AEMS users whose mailboxes reside on mailbox server MAIL02 will have undoubtedly noticed that their particular mailbox server has been woefully unstable of late, much to everyone’s consternation. The problem is that the store.exe processes, which handles interactions with the databases containing the mailboxes, has been experiencing sporadic crashes. Through analysis of crash dumps, Microsoft Support has determined that problem is a known issue, addressed in Exchange Server 2007, Service Pack 2, Rollup 3.

We had been planning on installing Service Pack 2 and the latest rollup at some point this fall since it is a prerequisite for an eventual transition to Exchange 2010. However, this issue has forced our hand, and we are now planning to install Service Pack 2 and Rollup 4 during the maintenance window this coming weekend (or sooner if the Powers-That-Be™ authorize it). I have been knee-deep in testing the new updates to move them through our change management process.

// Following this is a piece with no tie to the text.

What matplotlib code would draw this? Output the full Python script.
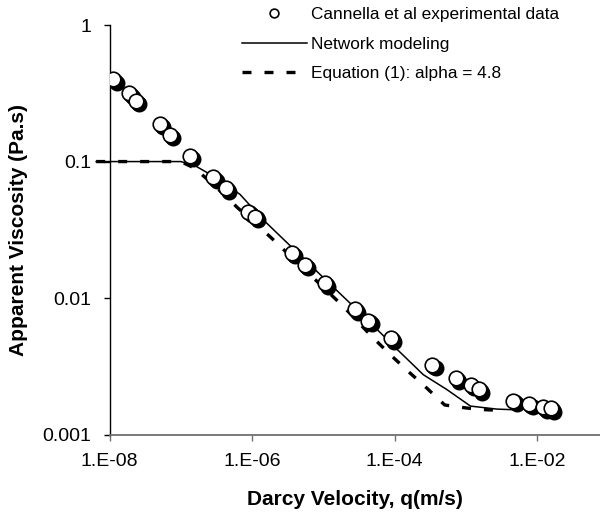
import matplotlib
matplotlib.use("Agg")
import matplotlib.pyplot as plt
from matplotlib import transforms
from matplotlib.ticker import FixedLocator, FixedFormatter, NullLocator

plt.rcParams['font.family'] = ['Liberation Sans', 'DejaVu Sans']

# Experimental data (Cannella et al)
exp_q = [1.13e-8, 1.90e-8, 2.36e-8, 5.1e-8, 7.06e-8, 1.35e-7, 2.86e-7, 4.31e-7,
         8.85e-7, 1.10e-6, 3.59e-6, 5.52e-6, 1.05e-5, 2.77e-5, 4.27e-5, 8.79e-5,
         3.37e-4, 7.16e-4, 1.16e-3, 1.52e-3, 4.60e-3, 7.73e-3, 1.21e-2, 1.54e-2]
exp_mu = [0.40, 0.316, 0.279, 0.188, 0.157, 0.110, 0.0767, 0.0638,
          0.043, 0.0395, 0.0215, 0.0175, 0.01285, 0.0083, 0.00684, 0.00508,
          0.00324, 0.00259, 0.00232, 0.00215, 0.00178, 0.00168, 0.00159, 0.00156]

# Network modeling
net_q = [6.5e-9, 1.0e-7, 1.58e-7, 3.16e-7, 6.76e-7, 1.45e-6, 1.0e-5, 3.98e-5,
         1.05e-4, 2.51e-4, 5.37e-4, 1.15e-3, 2.69e-3, 5.13e-3]
net_mu = [0.1, 0.1, 0.0933, 0.0759, 0.0575, 0.0372, 0.0141, 0.00708,
          0.00427, 0.00275, 0.00214, 0.00162, 0.00154, 0.00152]

# Equation (1), alpha = 4.8
eq_q = [6.5e-9, 1.0e-7, 1.58e-7, 3.16e-7, 6.31e-7, 1.78e-6, 1.91e-5, 4.79e-5,
        8.71e-5, 1.55e-4, 2.82e-4, 5.01e-4, 1.0e-3, 1.58e-3, 2.82e-3]
eq_mu = [0.1, 0.1, 0.0891, 0.0646, 0.0457, 0.0282, 0.00867, 0.00522,
         0.00384, 0.0029, 0.00219, 0.00165, 0.00157, 0.00153, 0.00151]

x_ticks = [1e-8, 1e-6, 1e-4, 1e-2]
x_ticklabels = ["1.E-08", "1.E-06", "1.E-04", "1.E-02"]
y_ticks = [0.001, 0.01, 0.1, 1]
y_ticklabels = ["0.001", "0.01", "0.1", "1"]

fig = plt.figure(figsize=(6.0, 5.17), dpi=100)
ax = fig.add_axes([109.5/600, 1-434.7/517, 1-109.5/600, (434.7-25)/517])
ax.set_xscale('log')
ax.set_yscale('log')
ax.set_xlim(1e-8, 0.0753)
ax.set_ylim(0.001, 1)

# lines
ax.plot(net_q, net_mu, color='black', lw=1.1, clip_on=False, zorder=2,
        label='Network modeling')
ax.plot(eq_q, eq_mu, color='black', lw=2.4, dashes=(2.7, 3.9), clip_on=False,
        zorder=2, label='Equation (1): alpha = 4.8')

# shadows of experimental points
for off in (1.3, 2.4):
    tr = transforms.offset_copy(ax.transData, fig=fig, x=off, y=-off, units='points')
    ax.plot(exp_q, exp_mu, linestyle='none', marker='o', markersize=10.5,
            markerfacecolor='black', markeredgecolor='black', transform=tr,
            zorder=3, label='_nolegend_')
ax.plot(exp_q, exp_mu, linestyle='none', marker='o', markersize=10.5,
        markerfacecolor='white', markeredgecolor='black', markeredgewidth=1.2,
        zorder=4, label='Cannella et al experimental data')

# axes styling
for s in ('top', 'right'):
    ax.spines[s].set_visible(False)
ax.spines['left'].set_color('black')
ax.spines['left'].set_linewidth(1.0)
ax.spines['bottom'].set_color('#707070')
ax.spines['bottom'].set_linewidth(1.3)

ax.xaxis.set_major_locator(FixedLocator(x_ticks))
ax.xaxis.set_major_formatter(FixedFormatter(x_ticklabels))
ax.xaxis.set_minor_locator(NullLocator())
ax.yaxis.set_major_locator(FixedLocator(y_ticks))
ax.yaxis.set_major_formatter(FixedFormatter(y_ticklabels))
ax.yaxis.set_minor_locator(NullLocator())
ax.tick_params(axis='both', direction='out', length=4.3, width=1.0,
               colors='black', labelsize=14)
ax.tick_params(axis='x', pad=9, color='#707070', labelcolor='black')
ax.tick_params(axis='y', pad=9)

ax.set_xlabel('Darcy Velocity, q(m/s)', fontsize=15, fontweight='bold', labelpad=14)
ax.set_ylabel('Apparent Viscosity (Pa.s)', fontsize=15, fontweight='bold', labelpad=10)

h, l = ax.get_legend_handles_labels()
order = [2, 0, 1]
leg = ax.legend([h[i] for i in order], [l[i] for i in order],
                loc='upper left', bbox_to_anchor=(241.7/600, 1-7/517),
                bbox_transform=fig.transFigure, frameon=False, fontsize=12.4,
                handlelength=3.8, handletextpad=0.2, labelspacing=0.84,
                borderpad=0, borderaxespad=0, markerscale=0.6)

fig.savefig('out.png', dpi=100)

Microsoft has not published details on the nature of the bug, and for very good reason. A nefarious individual could use the bug to launch a denial of service attack on Exchange servers which are not patched up to at least SP RU 3.  Suffice it to say, that it involves store.exe not being able to properly digest certain strings of data coming from mobile devices.

We apologize for the inconvenience and ask that everyone bear with us until we get this fixed.

UPDATE [Aug. 24, 2:30PM]: Microsoft’s analysis of the last two crash dumps that we sent in revealed that the user responsible for them was the same one found in the first crash dump analysis, despite the fact that we had disabled ActiveSync access for that user. It turns out that all previous cases that the folks at Microsoft had encountered of this problem were due to mobile devices, but the crash analysis only reveals that the method of access being used was non-MAPI. The user in question happens to be an Entourage user.  We’ve cut off all non-MAPI access for the user in question and provided instructions on accessing his mailbox via Outlook on vDesk.

That having been said, although we haven’t had a store crash since 11:11am, CPU usage on MAIL02 is still being pegged. The store crashes have clearly left the server in a degraded state performance-wise. We will likely have to perform a failover and reboot at some point in order to clear it up, possibly after 5:00pm.

UPDATE [Aug. 25, 9:25AM]: Mid-afternoon yesterday, I decided to go ahead and perform an emergency failover of MAIL02 since its performance was in such a degraded condition. Performance has been solid since then, and there have been no further store.exe crashes.

We are preceding with plans to apply updates this weekend. In fact, the change board meeting to gain approval for the change takes place in about an hour.